We aren’t the only ones to take issue with the series. Others taking aim are Media Matters, the Center on Budget and Policy Priorities and the Paralyzed Veterans of America – as well as a letter signed by more than 100 organizations who work on behalf of those living with disabilities.

While the station has defended its reporter and denied any factual errors. But, although the reporter never came out and said that a large number of those who receive disability payments are lying about it, that’s exactly what her tone seems to convey. This is not only offensive – it’s wrong and harmful.

We are not so naive as to say fraud doesn’t happen at all or that people who don’t truly need disability insurance have received it through deceptive means. But the Government Accountability Office has delved into this issue numerous times and found fraud has not been a major problem for the agency.

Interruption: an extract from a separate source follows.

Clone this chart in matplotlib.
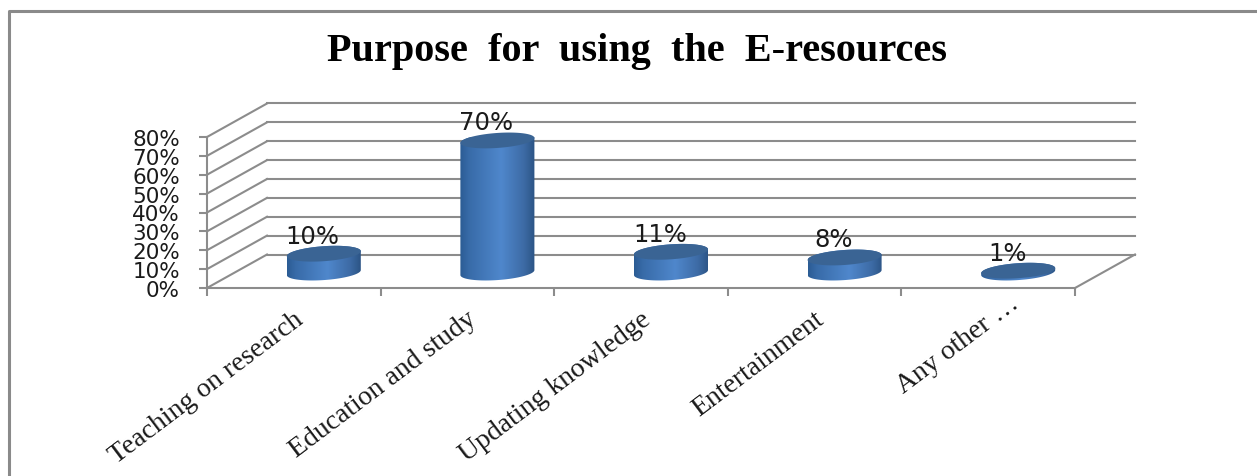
import numpy as np
import matplotlib
matplotlib.use('Agg')
import matplotlib.pyplot as plt
from matplotlib.lines import Line2D
from matplotlib.patches import Polygon

categorias = ['Teaching on research', 'Education and study', 'Updating knowledge',
              'Entertainment', 'Any other …']
valores = [10, 70, 11, 8, 1]
marcas_y = [0, 10, 20, 30, 40, 50, 60, 70, 80]

largura, altura = 1257, 477
cinza = '#8c8c8c'

fig = plt.figure(figsize=(largura / 100, altura / 100), dpi=100, facecolor='white')
# eixo = parede da frente do grafico 3D
ax = fig.add_axes([207 / largura, 1 - 289 / altura, 868 / largura, 151 / altura])
ax.patch.set_visible(False)

# profundidade em unidades dos dados
px_x = 868 / 5
px_y = 151 / 80
prof_x = 60 / px_x
prof_y = 33.5 / px_y

# grade no fundo e diagonais na parede esquerda
for v in marcas_y:
    ax.plot([prof_x, 5 + prof_x], [v + prof_y, v + prof_y], color=cinza, lw=1.5, clip_on=False, zorder=1)
    ax.plot([0, prof_x], [v, v + prof_y], color=cinza, lw=1.5, clip_on=False, zorder=1)
ax.plot([5, 5 + prof_x], [0, prof_y], color=cinza, lw=1.5, clip_on=False, zorder=1)

# degrade dos cilindros
pos = [0, 0.12, 0.55, 0.85, 1]
r = np.interp(np.linspace(0, 1, 200), pos, [0.17, 0.22, 0.31, 0.24, 0.17])
g = np.interp(np.linspace(0, 1, 200), pos, [0.36, 0.42, 0.53, 0.42, 0.33])
b = np.interp(np.linspace(0, 1, 200), pos, [0.58, 0.66, 0.80, 0.65, 0.52])
degrade = np.dstack([r, g, b])

raio_x = 37 / px_x
raio_y = 7.5 / px_y
inclina = 2.5 / px_y


def elipse(cx, cy, t):
    return cx + raio_x * np.cos(t), cy + raio_y * np.sin(t) + inclina * np.cos(t)


for i, v in enumerate(valores):
    cx = i + 0.5 + prof_x / 2
    cy = prof_y / 2 - 0.7
    t_baixo = np.linspace(np.pi, 2 * np.pi, 60)
    t_cima = np.linspace(0, np.pi, 60)
    x1, y1 = elipse(cx, cy, t_baixo)
    x2, y2 = elipse(cx, cy + v, t_cima)
    corpo = Polygon(np.column_stack([np.r_[x1, x2], np.r_[y1, y2]]), closed=True,
                    transform=ax.transData, fc='none', ec='none')
    ax.add_patch(corpo)
    im = ax.imshow(degrade, extent=[cx - raio_x, cx + raio_x, -10, 90], aspect='auto', zorder=3)
    im.set_clip_path(corpo)
    xt, yt = elipse(cx, cy + v, np.linspace(0, 2 * np.pi, 120))
    ax.fill(xt, yt, color='#3a6494', lw=0, zorder=4, clip_on=False)
    ax.annotate(f'{v}%', (cx, cy + v), xytext=(-8, 18 * 0.72), textcoords='offset points',
                ha='center', va='center', fontsize=17.5, color='#1a1a1a', zorder=5)
    # o ultimo rotulo tem reticencias mais estreitas no original
    ajuste = (22, 16) if i == 4 else (0, 0)
    ax.annotate(categorias[i], (i + 0.5, 0),
                xytext=((-1 + ajuste[0]) * 0.72, (-18 + ajuste[1]) * 0.72), textcoords='offset points',
                ha='right', va='top', rotation=37, rotation_mode='anchor',
                family='Liberation Serif', fontsize=20, color='#1a1a1a')

ax.set_xlim(0, 5)
ax.set_ylim(0, 80)
ax.set_xticks(range(6))
ax.set_xticklabels([])
ax.set_yticks(marcas_y)
ax.set_yticklabels([f'{v}%' for v in marcas_y], fontsize=15.5, color='#1a1a1a')
ax.tick_params(axis='both', length=5.5, width=1.5, color=cinza)
ax.tick_params(axis='y', pad=14)
for lado in ['top', 'right']:
    ax.spines[lado].set_visible(False)
for lado in ['left', 'bottom']:
    ax.spines[lado].set_color(cinza)
    ax.spines[lado].set_linewidth(1.5)

fig.text(637 / largura, 1 - 52 / altura, 'Purpose  for  using  the  E-resources',
         family='Liberation Serif', fontweight='bold', fontsize=29,
         ha='center', va='center', color='black')

# moldura cortada na direita e embaixo
fig.add_artist(Line2D([9 / largura, 9 / largura, 1], [0, 1 - 12 / altura, 1 - 12 / altura],
                      transform=fig.transFigure, color='#8a8a8a', lw=2.2))

fig.savefig('out.png', dpi=100)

This kind of insinuation is harmful because it makes the process inevitably more stringent for the majority who do have legitimate disabilities who already must endure a lengthy and rigorous process in which the cards are often stacked against them. Doing so while they also try to stay afloat financially and cope with their illness is incredibly overwhelming.

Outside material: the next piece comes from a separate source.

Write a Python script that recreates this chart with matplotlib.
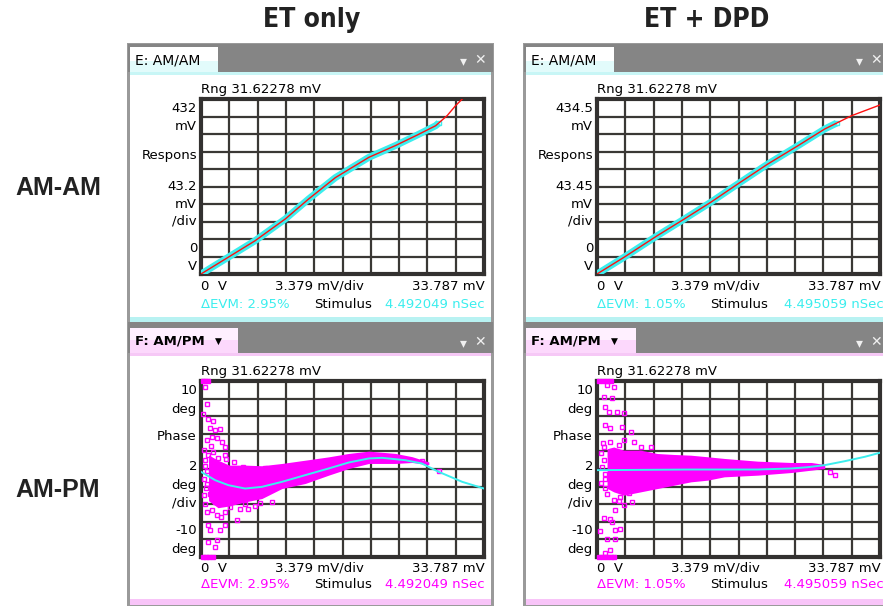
import matplotlib
matplotlib.use("Agg")
import matplotlib.pyplot as plt
from matplotlib.patches import Rectangle
import numpy as np

W, H = 883, 606
CYAN = '#3ceeee'
MAG = '#ff00ff'
GRIDC = '#3a3835'
plt.rcParams['font.family'] = ['DejaVu Sans']

# ---------------- DATA ----------------
# AM/AM, ET only : stimulus mV -> response mV
amam_et_x = [0, 6.45, 10.07, 12.84, 16.05, 20.04, 23.21, 25.81, 28.01, 29.39, 30.41, 31.39]
amam_et_y = [0, 82, 136, 185, 238, 288, 317, 343, 366, 391, 416, 436]
amam_et_meas_end = 28.4

# AM/AM, ET + DPD
amam_dpd_x = [0, 3.21, 7.20, 10.41, 13.58, 16.79, 20.41, 23.99, 27.20, 30.41, 33.79]
amam_dpd_y = [0, 41.3, 95.2, 136.4, 178.1, 223.3, 273.3, 318.5, 360.2, 393.2, 419.7]
amam_dpd_meas_end = 28.6

# AM/PM, ET only : fitted curve (deg)
ampm_et_fit_x = [0, 1.69, 3.28, 5.27, 7.26, 9.66, 12.43, 15.24, 17.64, 20.04, 21.62,
                 24.39, 26.35, 28.38, 31.19, 33.79]
ampm_et_fit_y = [-0.32, -1.27, -1.84, -2.22, -2.03, -1.46, -0.70, 0.06, 0.74, 1.2, 1.27,
                 1.0, 0.63, -0.32, -1.46, -2.22]
# dense cloud envelope
ampm_et_band_x = [0.9, 2.03, 3.38, 5.27, 7.26, 9.66, 12.43, 15.24, 17.64, 20.04, 23.21, 25.2, 27.2]
ampm_et_band_hi = [1.6, 1.0, 0.44, 0.44, 0.37, 0.63, 1.0, 1.38, 1.77, 2.03, 1.77, 1.4, 0.8]
ampm_et_band_lo = [-3.6, -4.4, -4.2, -3.74, -3.36, -2.22, -1.65, -0.70, 0.06, 0.63, 0.63, 0.74, 0.5]
# scattered points
ampm_et_pts_x = [0.48, 0.68, 0.28, 0.88, 1.48, 1.08, 1.68, 2.27, 0.68, 1.28, 1.87, 2.47, 2.87,
                 0.88, 1.48, 2.07, 2.87, 0.68, 1.08, 1.68, 3.27, 4.07, 5.27, 5.66, 0.48, 0.68,
                 1.28, 1.87, 2.87, 3.47, 4.27, 0.88, 1.08, 2.27, 2.87, 0.88, 1.87, 1.68, 8.46,
                 7.66, 5.07, 26.41, 28.40, 0.3, 0.5, 0.7, 0.4, 0.6, 0.3, 1.2, 0.5, 2.4, 3.0,
                 3.9, 4.6, 6.4, 7.0]
ampm_et_pts_y = [9.35, 7.34, 6.20, 5.67, 5.48, 4.61, 4.42, 4.54, 3.28, 3.66, 3.47, 3.09, 2.52,
                 1.58, 1.95, 1.20, 1.58, -1.65, -2.79, -3.74, -3.36, -2.41, -3.93, -4.5, -3.93,
                 -4.88, -4.69, -5.26, -4.88, -4.31, -5.83, -6.39, -6.96, -6.96, -6.39, -8.29,
                 -8.10, -8.86, -3.74, 0.13, 0.25, 0.89, -0.25, 2.2, 1.0, -0.2, -1.1, -2.2,
                 -3.0, 2.6, 0.3, -5.5, 1.1, 0.8, -4.6, -4.2, -3.9]
ampm_et_clip_top = [0.2, 0.5, 0.8]
ampm_et_clip_bot = [0.2, 0.6, 1.0, 1.4]

# AM/PM, ET + DPD
ampm_dpd_fit_x = [0, 11.2, 19.19, 23.19, 25.19, 27.19, 29.59, 31.98, 33.79]
ampm_dpd_fit_y = [-0.13, -0.06, -0.06, 0.06, 0.21, 0.44, 0.89, 1.39, 1.85]
ampm_dpd_band_x = [1.2, 2.0, 3.2, 5.2, 7.2, 9.2, 11.2, 13.2, 15.19, 19.19, 23.19, 25.59, 27.19]
ampm_dpd_band_hi = [2.3, 2.5, 2.14, 2.14, 1.76, 1.65, 1.57, 1.39, 1.20, 0.89, 0.74, 0.74, 0.51]
ampm_dpd_band_lo = [-2.2, -2.6, -2.98, -2.60, -2.22, -1.84, -1.46, -1.27, -0.89, -0.70, -0.40, -0.13, 0.06]
ampm_dpd_pts_x = [1.2, 2.0, 0.8, 1.8, 1.0, 1.4, 2.4, 3.2, 1.0, 1.6, 3.0, 4.0, 0.8, 1.6, 2.6, 3.2,
                  4.4, 5.2, 1.0, 1.2, 2.0, 2.8, 3.2, 4.2, 2.2, 0.8, 1.6, 1.8, 0.4, 2.2, 2.8, 1.2,
                  2.2, 1.0, 1.6, 28.39, 27.79, 0.5, 0.8, 0.6, 1.0, 0.5, 0.9, 0.7, 2.6, 3.8, 6.4]
ampm_dpd_pts_y = [9.54, 9.35, 8.22, 8.10, 7.08, 6.51, 6.51, 6.32, 4.99, 4.61, 4.80, 4.23, 2.52,
                  3.09, 2.71, 3.28, 3.09, 2.52, -1.08, -2.79, -3.55, -3.17, -4.12, -3.74, -4.69,
                  -5.56, -5.64, -6.02, -7.08, -6.96, -6.77, -7.99, -7.91, -9.54, -9.24, -0.63,
                  -0.32, 1.8, 1.0, 0.2, -0.6, -1.6, -2.2, 2.9, -3.6, -2.7, 2.5]
ampm_dpd_clip_top = [0.2, 0.7, 1.2, 1.7]
ampm_dpd_clip_bot = [0.2, 0.7, 1.2, 1.7, 2.0]

x_full = 33.787
amam_top = [432, 434.5]
amam_div = ['43.2', '43.45']
amam_topl = ['432', '434.5']
evm = ['2.95%', '1.05%']
stim = ['4.492049 nSec', '4.495059 nSec']
col_titles = ['ET only', 'ET + DPD']
row_titles = ['AM-AM', 'AM-PM']

# ---------------- FIGURE ----------------
fig = plt.figure(figsize=(W / 100, H / 100), dpi=100)
bg = fig.add_axes([0, 0, 1, 1])
bg.set_xlim(0, W)
bg.set_ylim(H, 0)
bg.axis('off')


def px_axes(x0, y0, x1, y1):
    return fig.add_axes([x0 / W, 1 - y1 / H, (x1 - x0) / W, (y1 - y0) / H])


def style_grid(ax, ymin, ymax):
    ax.set_xlim(0, x_full)
    ax.set_ylim(ymin, ymax)
    ax.set_xticks(np.linspace(0, x_full, 11))
    ax.set_yticks(np.linspace(ymin, ymax, 11))
    ax.grid(True, color=GRIDC, lw=1.6)
    ax.tick_params(length=0, labelbottom=False, labelleft=False)
    for s in ax.spines.values():
        s.set_linewidth(3)
        s.set_color('#333130')
    ax.set_axisbelow(True)


cols = [dict(fx0=127, fx1=494, gx0=201, gx1=484, tabw=88, tabw2=108),
        dict(fx0=523, fx1=890, gx0=597, gx1=880, tabw=88, tabw2=110)]

for i, c in enumerate(cols):
    fx0, fx1, gx0, gx1 = c['fx0'], c['fx1'], c['gx0'], c['gx1']
    # frame and tab bars
    bg.add_patch(Rectangle((fx0, 43), fx1 - fx0, 563, color='#9a9a9a', lw=0))
    bg.add_patch(Rectangle((fx0 + 1, 44), fx1 - fx0 - 2, 28, color='#858585', lw=0))
    bg.add_patch(Rectangle((fx0 + 3, 72), fx1 - fx0 - 6, 3, color='#c8f6f6', lw=0))
    bg.add_patch(Rectangle((fx0 + 3, 75), fx1 - fx0 - 6, 242, color='white', lw=0))
    bg.add_patch(Rectangle((fx0 + 3, 317), fx1 - fx0 - 6, 5, color='#b8f2f2', lw=0))
    bg.add_patch(Rectangle((fx0 + 1, 322), fx1 - fx0 - 2, 31, color='#858585', lw=0))
    bg.add_patch(Rectangle((fx0 + 3, 353), fx1 - fx0 - 6, 3, color='#f6c8f6', lw=0))
    bg.add_patch(Rectangle((fx0 + 3, 356), fx1 - fx0 - 6, 243, color='white', lw=0))
    bg.add_patch(Rectangle((fx0 + 3, 599), fx1 - fx0 - 6, 6, color='#f8c4f8', lw=0))
    # tabs
    bg.add_patch(Rectangle((fx0 + 3, 47), c['tabw'], 14, color='#ffffff', lw=0))
    bg.add_patch(Rectangle((fx0 + 3, 61), c['tabw'], 11, color='#e2fbfb', lw=0))
    bg.add_patch(Rectangle((fx0 + 3, 328), c['tabw2'], 12, color='#fff0ff', lw=0))
    bg.add_patch(Rectangle((fx0 + 3, 340), c['tabw2'], 13, color='#fcd8fc', lw=0))
    bg.text(fx0 + 8, 60, 'E: AM/AM', fontsize=10, va='center', ha='left')
    bg.text(fx0 + 8, 341, 'F: AM/PM', fontsize=9.5, va='center', ha='left', fontweight='bold')
    bg.text(fx0 + 88, 341, '▼', fontsize=6.5, va='center', ha='left')
    icon_x = min(fx0 + 336, 860)
    for yy in (60, 342):
        bg.text(icon_x, yy + 1, '▾', fontsize=10, va='center', ha='center', color='#f0f0f0')
        bg.text(icon_x + 17, yy, '✕', fontsize=10, va='center', ha='center', color='#f0f0f0')

    # ---- AM/AM plot ----
    ax = px_axes(gx0, 99, gx1, 274)
    style_grid(ax, 0, amam_top[i])
    xs = amam_et_x if i == 0 else amam_dpd_x
    ys = amam_et_y if i == 0 else amam_dpd_y
    xend = amam_et_meas_end if i == 0 else amam_dpd_meas_end
    xm = np.array([v for v in xs if v <= xend] + [xend])
    ym = np.interp(xm, xs, ys)
    ax.plot(xm, ym, color=CYAN, lw=5, solid_capstyle='butt', zorder=3)
    ax.plot(xm[-1:], ym[-1:], 's', ms=3.5, mfc='none', mec=CYAN, mew=1, zorder=3)
    ax.plot(xs, ys, color='#ff1010', lw=1, zorder=4)

    # ---- AM/PM plot ----
    ax2 = px_axes(gx0, 381, gx1, 557)
    style_grid(ax2, -10, 10)
    if i == 0:
        bx, bh, bl = ampm_et_band_x, ampm_et_band_hi, ampm_et_band_lo
        px_, py_ = ampm_et_pts_x, ampm_et_pts_y
        fx, fy = ampm_et_fit_x, ampm_et_fit_y
        ct, cb = ampm_et_clip_top, ampm_et_clip_bot
    else:
        bx, bh, bl = ampm_dpd_band_x, ampm_dpd_band_hi, ampm_dpd_band_lo
        px_, py_ = ampm_dpd_pts_x, ampm_dpd_pts_y
        fx, fy = ampm_dpd_fit_x, ampm_dpd_fit_y
        ct, cb = ampm_dpd_clip_top, ampm_dpd_clip_bot
    ax2.fill_between(bx, bl, bh, color=MAG, lw=0, zorder=3)
    ax2.plot(px_, py_, 's', ms=3.2, mfc='none', mec=MAG, mew=1, zorder=3)
    ax2.plot(ct, [10] * len(ct), 's', ms=3.2, color=MAG, clip_on=False, zorder=5)
    ax2.plot(cb, [-10] * len(cb), 's', ms=3.2, color=MAG, clip_on=False, zorder=5)
    ax2.plot(fx, fy, color=CYAN, lw=1.4, zorder=4)

    # ---- texts ----
    top_lbls = [amam_topl[i], 'mV', 'Respons', amam_div[i], 'mV', '/div', '0', 'V']
    top_y = [108, 127, 155, 186, 204, 221, 248, 267]
    bot_lbls = ['10', 'deg', 'Phase', '2', 'deg', '/div', '-10', 'deg']
    bot_y = [390, 409, 437, 466, 485, 503, 531, 550]
    for oy, lbls, ly, evmc in ((0, top_lbls, top_y, CYAN), (282, bot_lbls, bot_y, MAG)):
        bg.text(gx0, 89 + oy, 'Rng 31.62278 mV', fontsize=9.5, va='center', ha='left')
        for t, yy in zip(lbls, ly):
            bg.text(gx0 - 4, yy, t, fontsize=9.5, va='center', ha='right')
        bg.text(gx0, 286 + oy, '0  V', fontsize=9.5, va='center', ha='left')
        bg.text(gx0 + 118, 286 + oy, '3.379 mV/div', fontsize=9.5, va='center', ha='center')
        bg.text(gx1 + 1, 286 + oy, '33.787 mV', fontsize=9.5, va='center', ha='right')
        bg.text(gx0, 304 + oy - (1 if oy else 0), '\u0394EVM: ' + evm[i], fontsize=9.5,
                va='center', ha='left', color=evmc)
        bg.text(gx0 + 113, 304 + oy - (1 if oy else 0), 'Stimulus', fontsize=9.5,
                va='center', ha='left')
        bg.text(gx1 + 1 + (3 if i else 0), 304 + oy - (1 if oy else 0), stim[i], fontsize=9.5,
                va='center', ha='right', color=evmc)

    bg.text((fx0 + min(fx1, W) + (0 if i == 0 else 6)) / 2 + 1, 20, col_titles[i],
            fontsize=19, fontweight='bold', fontstretch='condensed', va='center', ha='center',
            family=['DejaVu Sans'], color='#222222')

bg.text(58, 188, row_titles[0], fontsize=18, fontweight='bold', va='center', ha='center',
        family=['Liberation Sans', 'DejaVu Sans'], color='#222222')
bg.text(58, 490, row_titles[1], fontsize=18, fontweight='bold', va='center', ha='center',
        family=['Liberation Sans', 'DejaVu Sans'], color='#222222')

fig.savefig('out.png', dpi=100)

For as long as the story was, it never seemed to address the difficulty of this process and how long it takes. While the reporter harped on the fact that 14million people receive disability benefits, there is no mention of the fact that just 40 percent of those who apply actually receive it – and that is usually only after years of applications, exams, hearings, etc.

The reporter calls SSDI a “deal” that people have “signed up for,” one in which they agree to essentially be poor to never have to work again. Of course, this statement assumes that these folks have a choice about whether to go on disability.

The reality is, most would return to work in a heartbeat if they could. Disability is not a program for people who don’t like work. It’s a lifeline for those who CAN’T work.

For all of the series’ critiques of those receiving disability benefits, the reporter never even attempts to scratch the surface of trying to answer the question of what would happen if all of those people receiving SSDI suddenly no longer did. What would be our costs then financially, socially, culturally, morally?

Neither does the reporter try to give the disabled population the benefit of the doubt. Rather than asking, “Why are so many people collecting benefits?” perhaps the reporter would have been better served to ask, “Why are so many people disabled?”

This would have in turn raised some important questions about things like the quality of our health care system, the safety of our workplaces and the the healthiness of our overall lifestyles. It would have prompted questions about the lack of preventative care, prenatal care and early intervention that might have made a difference in conditions that have since become severe enough to warrant disability payments.

When we start asking the right questions, we can finally begin to uncover real solutions.